The Hyping Point

A few readers have written in, asking me about a recent article in Fast Company about Malcolm Gladwell’s  Tipping Point and new research by Duncan Watts. (Cory’s take on it is here). Full disclosure: Duncan is brilliant, and so is Malcolm. Which is my point, I guess. Duncan’s work does nothing at all to discredit the importance of what Gladwell is saying in the Tipping Point. Mostly, I think it’s a provocative headline designed to get clicks for the magazine…

As I understand it, people are influenced by the people around them. That we act, like buffalo, in a herd. The idea that a single influential individual (even a blogger like Guy or a talk show host like Oprah) can individually change the herd is crazy, and I don’t think anyone has argued that.

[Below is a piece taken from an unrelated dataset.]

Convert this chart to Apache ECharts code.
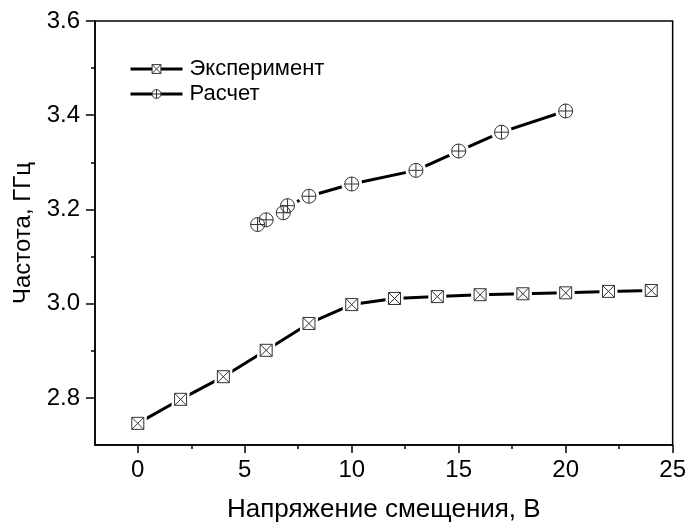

What should be really clear, though, is that people with big audiences certainly count as one of the people around you. If the guy down the row at work buys a Mac Air, it counts. If Guy buys a Mac Air, it counts just as much (or possibly a bit more). If a kid in school is listening to Ini, it counts. And if you hear HotStepper on a popular radio station, it counts just as much. Since people with big audiences have more ‘friends’ and have more ‘people down the hall’, they have more influence. Not because they count for more, just because they ‘know’ more people. (Forgive the excessive use of single quotation marks, please).

Unleashing the Ideavirus didn’t spread because ‘important’ people endorsed and promoted it. It spread because passionate people did.

One more reason not to obsess about the A list in any media category. Worry instead about people with passion and people with lots of friends. You need both for ideas to spread. That was Malcolm’s point all along.